# What is required
Omit all images, then return the remaining material exactly as it stands.
□ □ □
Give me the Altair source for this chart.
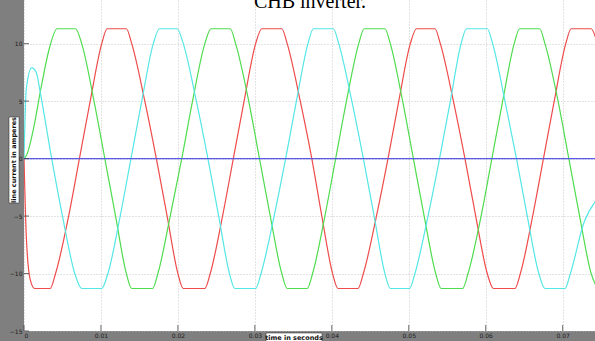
import altair as alt
import pandas as pd

# Phase currents of the CHB inverter (time in s, current in A)
t_red = [0, 0.0003, 0.0008, 0.0014, 0.0034, 0.0041, 0.0058, 0.0072, 0.0086, 0.0101, 0.0108,
         0.0133, 0.0140, 0.0157, 0.0172, 0.0186, 0.0200, 0.0207, 0.0235, 0.0242, 0.0258,
         0.0272, 0.0286, 0.0301, 0.0309, 0.0335, 0.0342, 0.0359, 0.0374, 0.0387, 0.0401,
         0.0408, 0.0434, 0.0441, 0.0458, 0.0473, 0.0487, 0.0502, 0.0510, 0.0534, 0.0541,
         0.0558, 0.0573, 0.0587, 0.0602, 0.0610, 0.0638, 0.0645, 0.0661, 0.0675, 0.0689,
         0.0704, 0.0711, 0.0737, 0.0745]
i_red = [0, -6.8, -10.5, -11.3, -11.3, -10, -5, 0, 5, 10, 11.3,
         11.3, 10, 5, 0, -5, -10, -11.3, -11.3, -10, -5,
         0, 5, 10, 11.3, 11.3, 10, 5, 0, -5, -10,
         -11.3, -11.3, -10, -5, 0, 5, 10, 11.3, 11.3, 10,
         5, 0, -5, -10, -11.3, -11.3, -10, -5, 0, 5,
         10, 11.3, 11.3, 10]

t_green = [0, 0.0004, 0.0012, 0.0022, 0.0033, 0.0043, 0.0067, 0.0075, 0.0091, 0.0105, 0.0119,
           0.0133, 0.0140, 0.0167, 0.0174, 0.0190, 0.0205, 0.0219, 0.0235, 0.0243, 0.0268,
           0.0275, 0.0292, 0.0306, 0.0320, 0.0335, 0.0342, 0.0368, 0.0375, 0.0391, 0.0405,
           0.0419, 0.0435, 0.0442, 0.0469, 0.0476, 0.0492, 0.0506, 0.0520, 0.0535, 0.0542,
           0.0570, 0.0577, 0.0594, 0.0608, 0.0622, 0.0637, 0.0644, 0.0670, 0.0677, 0.0694,
           0.0708, 0.0722, 0.0737, 0.0745]
i_green = [0, 0.4, 2.5, 6.1, 9.6, 11.3, 11.3, 10, 5, 0, -5,
           -10, -11.3, -11.3, -10, -5, 0, 5, 10, 11.3, 11.3,
           10, 5, 0, -5, -10, -11.3, -11.3, -10, -5, 0,
           5, 10, 11.3, 11.3, 10, 5, 0, -5, -10, -11.3,
           -11.3, -10, -5, 0, 5, 10, 11.3, 11.3, 10, 5,
           0, -5, -10, -11.3]

t_cyan = [0, 0.0003, 0.0010, 0.0016, 0.0021, 0.0036, 0.0050, 0.0066, 0.0075, 0.0101, 0.0109,
          0.0125, 0.0139, 0.0153, 0.0168, 0.0176, 0.0199, 0.0207, 0.0224, 0.0239, 0.0253,
          0.0267, 0.0274, 0.0301, 0.0308, 0.0325, 0.0340, 0.0354, 0.0369, 0.0376, 0.0402,
          0.0409, 0.0426, 0.0441, 0.0455, 0.0469, 0.0476, 0.0501, 0.0508, 0.0525, 0.0540,
          0.0554, 0.0568, 0.0575, 0.0602, 0.0609, 0.0625, 0.0640, 0.0654, 0.0669, 0.0677,
          0.0703, 0.0710, 0.0728, 0.0745]
i_cyan = [0, 6.1, 7.9, 7.5, 5.8, 0, -5, -10, -11.3, -11.3, -10,
          -5, 0, 5, 10, 11.3, 11.3, 10, 5, 0, -5,
          -10, -11.3, -11.3, -10, -5, 0, 5, 10, 11.3, 11.3,
          10, 5, 0, -5, -10, -11.3, -11.3, -10, -5, 0,
          5, 10, 11.3, 11.3, 10, 5, 0, -5, -10, -11.3,
          -11.3, -10, -5.5, -3.5]

t_blue = [0, 0.0745]
i_blue = [0, 0]

x_ticks = [0, 0.01, 0.02, 0.03, 0.04, 0.05, 0.06, 0.07]
y_ticks = [-15, -10, -5, 0, 5, 10]

phases = ["red", "green", "cyan", "blue"]
colors = ["#ee4b4b", "#4fdc4f", "#55e6e6", "#5a5ae6"]

rows = []
for name, ts, vs in [("red", t_red, i_red), ("green", t_green, i_green),
                     ("cyan", t_cyan, i_cyan), ("blue", t_blue, i_blue)]:
    for t, v in zip(ts, vs):
        rows.append({"phase": name, "t": t, "i": v})
df = pd.DataFrame(rows)

x_scale = alt.Scale(domain=[0, 0.0742], nice=False, zero=False)
y_scale = alt.Scale(domain=[-15, 13.8], nice=False, zero=False)

x_axis = alt.Axis(
    values=x_ticks, title=None, grid=True, gridColor="#b8b8b8", gridDash=[1, 2],
    gridWidth=0.8, ticks=False, domain=False, labelFontSize=6, labelColor="#1a1a1a",
    labelFont="DejaVu Sans", labelPadding=1,
    labelExpr="datum.value == 0 ? '0' : format(datum.value, '.2f')")
y_axis = alt.Axis(
    values=y_ticks, title=None, grid=True, gridColor="#b8b8b8", gridDash=[1, 2],
    gridWidth=0.8, ticks=False, domain=False, labelFontSize=6, labelColor="#1a1a1a",
    labelFont="DejaVu Sans", labelPadding=2)

lines = alt.Chart(df).mark_line(strokeWidth=1.2, clip=True, interpolate="monotone").encode(
    x=alt.X("t:Q", scale=x_scale, axis=x_axis),
    y=alt.Y("i:Q", scale=y_scale, axis=y_axis),
    color=alt.Color("phase:N", scale=alt.Scale(domain=phases, range=colors), legend=None),
    detail="phase:N",
)

# Inward tick marks along the bottom and left edges
xtick_df = pd.DataFrame({"t": x_ticks})
ytick_df = pd.DataFrame({"i": y_ticks})
xticks = alt.Chart(xtick_df).mark_rule(color="#444444", strokeWidth=0.8).encode(
    x=alt.X("t:Q", scale=x_scale, axis=x_axis), y=alt.value(331), y2=alt.value(325))
yticks = alt.Chart(ytick_df).mark_rule(color="#444444", strokeWidth=0.8).encode(
    y=alt.Y("i:Q", scale=y_scale, axis=y_axis), x=alt.value(0), x2=alt.value(5))

one = pd.DataFrame({"k": [0]})
ybox = alt.Chart(one).mark_rect(fill="white", stroke="#222222", strokeWidth=0.5).encode(
    x=alt.value(-15), x2=alt.value(-5), y=alt.value(117), y2=alt.value(203))
ylab = alt.Chart(one).mark_text(angle=270, fontSize=6.5, fontWeight="bold", color="#111111",
                                font="DejaVu Sans").encode(
    x=alt.value(-10), y=alt.value(160), text=alt.value("line current in amperes"))
xbox = alt.Chart(one).mark_rect(fill="white", stroke="#222222", strokeWidth=0.5).encode(
    x=alt.value(242), x2=alt.value(298), y=alt.value(333), y2=alt.value(342))
xlab = alt.Chart(one).mark_text(fontSize=6.5, fontWeight="bold", color="#111111",
                                font="DejaVu Sans").encode(
    x=alt.value(270), y=alt.value(338), text=alt.value("time in seconds"))
title = alt.Chart(one).mark_text(fontSize=20, font="Liberation Serif", color="#000000",
                                 baseline="alphabetic", align="center").encode(
    x=alt.value(286), y=alt.value(8), text=alt.value("CHB inverter."))

chart = alt.layer(lines, xticks, yticks, ybox, ylab, xbox, xlab, title).properties(
    width=571, height=331,
    padding={"left": 24, "top": 0, "right": 0, "bottom": 10},
    autosize=alt.AutoSizeParams(type="none"),
    background="#7f7f7f",
).configure_view(fill="white", strokeWidth=0)

chart.save("out.html", embed_options={"renderer": "svg", "actions": False})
□ □ □
# Completed exercise
Give me the Altair source for this chart.
import altair as alt
import pandas as pd

# Phase currents of the CHB inverter (time in s, current in A)
t_red = [0, 0.0003, 0.0008, 0.0014, 0.0034, 0.0041, 0.0058, 0.0072, 0.0086, 0.0101, 0.0108,
         0.0133, 0.0140, 0.0157, 0.0172, 0.0186, 0.0200, 0.0207, 0.0235, 0.0242, 0.0258,
         0.0272, 0.0286, 0.0301, 0.0309, 0.0335, 0.0342, 0.0359, 0.0374, 0.0387, 0.0401,
         0.0408, 0.0434, 0.0441, 0.0458, 0.0473, 0.0487, 0.0502, 0.0510, 0.0534, 0.0541,
         0.0558, 0.0573, 0.0587, 0.0602, 0.0610, 0.0638, 0.0645, 0.0661, 0.0675, 0.0689,
         0.0704, 0.0711, 0.0737, 0.0745]
i_red = [0, -6.8, -10.5, -11.3, -11.3, -10, -5, 0, 5, 10, 11.3,
         11.3, 10, 5, 0, -5, -10, -11.3, -11.3, -10, -5,
         0, 5, 10, 11.3, 11.3, 10, 5, 0, -5, -10,
         -11.3, -11.3, -10, -5, 0, 5, 10, 11.3, 11.3, 10,
         5, 0, -5, -10, -11.3, -11.3, -10, -5, 0, 5,
         10, 11.3, 11.3, 10]

t_green = [0, 0.0004, 0.0012, 0.0022, 0.0033, 0.0043, 0.0067, 0.0075, 0.0091, 0.0105, 0.0119,
           0.0133, 0.0140, 0.0167, 0.0174, 0.0190, 0.0205, 0.0219, 0.0235, 0.0243, 0.0268,
           0.0275, 0.0292, 0.0306, 0.0320, 0.0335, 0.0342, 0.0368, 0.0375, 0.0391, 0.0405,
           0.0419, 0.0435, 0.0442, 0.0469, 0.0476, 0.0492, 0.0506, 0.0520, 0.0535, 0.0542,
           0.0570, 0.0577, 0.0594, 0.0608, 0.0622, 0.0637, 0.0644, 0.0670, 0.0677, 0.0694,
           0.0708, 0.0722, 0.0737, 0.0745]
i_green = [0, 0.4, 2.5, 6.1, 9.6, 11.3, 11.3, 10, 5, 0, -5,
           -10, -11.3, -11.3, -10, -5, 0, 5, 10, 11.3, 11.3,
           10, 5, 0, -5, -10, -11.3, -11.3, -10, -5, 0,
           5, 10, 11.3, 11.3, 10, 5, 0, -5, -10, -11.3,
           -11.3, -10, -5, 0, 5, 10, 11.3, 11.3, 10, 5,
           0, -5, -10, -11.3]

t_cyan = [0, 0.0003, 0.0010, 0.0016, 0.0021, 0.0036, 0.0050, 0.0066, 0.0075, 0.0101, 0.0109,
          0.0125, 0.0139, 0.0153, 0.0168, 0.0176, 0.0199, 0.0207, 0.0224, 0.0239, 0.0253,
          0.0267, 0.0274, 0.0301, 0.0308, 0.0325, 0.0340, 0.0354, 0.0369, 0.0376, 0.0402,
          0.0409, 0.0426, 0.0441, 0.0455, 0.0469, 0.0476, 0.0501, 0.0508, 0.0525, 0.0540,
          0.0554, 0.0568, 0.0575, 0.0602, 0.0609, 0.0625, 0.0640, 0.0654, 0.0669, 0.0677,
          0.0703, 0.0710, 0.0728, 0.0745]
i_cyan = [0, 6.1, 7.9, 7.5, 5.8, 0, -5, -10, -11.3, -11.3, -10,
          -5, 0, 5, 10, 11.3, 11.3, 10, 5, 0, -5,
          -10, -11.3, -11.3, -10, -5, 0, 5, 10, 11.3, 11.3,
          10, 5, 0, -5, -10, -11.3, -11.3, -10, -5, 0,
          5, 10, 11.3, 11.3, 10, 5, 0, -5, -10, -11.3,
          -11.3, -10, -5.5, -3.5]

t_blue = [0, 0.0745]
i_blue = [0, 0]

x_ticks = [0, 0.01, 0.02, 0.03, 0.04, 0.05, 0.06, 0.07]
y_ticks = [-15, -10, -5, 0, 5, 10]

phases = ["red", "green", "cyan", "blue"]
colors = ["#ee4b4b", "#4fdc4f", "#55e6e6", "#5a5ae6"]

rows = []
for name, ts, vs in [("red", t_red, i_red), ("green", t_green, i_green),
                     ("cyan", t_cyan, i_cyan), ("blue", t_blue, i_blue)]:
    for t, v in zip(ts, vs):
        rows.append({"phase": name, "t": t, "i": v})
df = pd.DataFrame(rows)

x_scale = alt.Scale(domain=[0, 0.0742], nice=False, zero=False)
y_scale = alt.Scale(domain=[-15, 13.8], nice=False, zero=False)

x_axis = alt.Axis(
    values=x_ticks, title=None, grid=True, gridColor="#b8b8b8", gridDash=[1, 2],
    gridWidth=0.8, ticks=False, domain=False, labelFontSize=6, labelColor="#1a1a1a",
    labelFont="DejaVu Sans", labelPadding=1,
    labelExpr="datum.value == 0 ? '0' : format(datum.value, '.2f')")
y_axis = alt.Axis(
    values=y_ticks, title=None, grid=True, gridColor="#b8b8b8", gridDash=[1, 2],
    gridWidth=0.8, ticks=False, domain=False, labelFontSize=6, labelColor="#1a1a1a",
    labelFont="DejaVu Sans", labelPadding=2)

lines = alt.Chart(df).mark_line(strokeWidth=1.2, clip=True, interpolate="monotone").encode(
    x=alt.X("t:Q", scale=x_scale, axis=x_axis),
    y=alt.Y("i:Q", scale=y_scale, axis=y_axis),
    color=alt.Color("phase:N", scale=alt.Scale(domain=phases, range=colors), legend=None),
    detail="phase:N",
)

# Inward tick marks along the bottom and left edges
xtick_df = pd.DataFrame({"t": x_ticks})
ytick_df = pd.DataFrame({"i": y_ticks})
xticks = alt.Chart(xtick_df).mark_rule(color="#444444", strokeWidth=0.8).encode(
    x=alt.X("t:Q", scale=x_scale, axis=x_axis), y=alt.value(331), y2=alt.value(325))
yticks = alt.Chart(ytick_df).mark_rule(color="#444444", strokeWidth=0.8).encode(
    y=alt.Y("i:Q", scale=y_scale, axis=y_axis), x=alt.value(0), x2=alt.value(5))

one = pd.DataFrame({"k": [0]})
ybox = alt.Chart(one).mark_rect(fill="white", stroke="#222222", strokeWidth=0.5).encode(
    x=alt.value(-15), x2=alt.value(-5), y=alt.value(117), y2=alt.value(203))
ylab = alt.Chart(one).mark_text(angle=270, fontSize=6.5, fontWeight="bold", color="#111111",
                                font="DejaVu Sans").encode(
    x=alt.value(-10), y=alt.value(160), text=alt.value("line current in amperes"))
xbox = alt.Chart(one).mark_rect(fill="white", stroke="#222222", strokeWidth=0.5).encode(
    x=alt.value(242), x2=alt.value(298), y=alt.value(333), y2=alt.value(342))
xlab = alt.Chart(one).mark_text(fontSize=6.5, fontWeight="bold", color="#111111",
                                font="DejaVu Sans").encode(
    x=alt.value(270), y=alt.value(338), text=alt.value("time in seconds"))
title = alt.Chart(one).mark_text(fontSize=20, font="Liberation Serif", color="#000000",
                                 baseline="alphabetic", align="center").encode(
    x=alt.value(286), y=alt.value(8), text=alt.value("CHB inverter."))

chart = alt.layer(lines, xticks, yticks, ybox, ylab, xbox, xlab, title).properties(
    width=571, height=331,
    padding={"left": 24, "top": 0, "right": 0, "bottom": 10},
    autosize=alt.AutoSizeParams(type="none"),
    background="#7f7f7f",
).configure_view(fill="white", strokeWidth=0)

chart.save("out.html", embed_options={"renderer": "svg", "actions": False})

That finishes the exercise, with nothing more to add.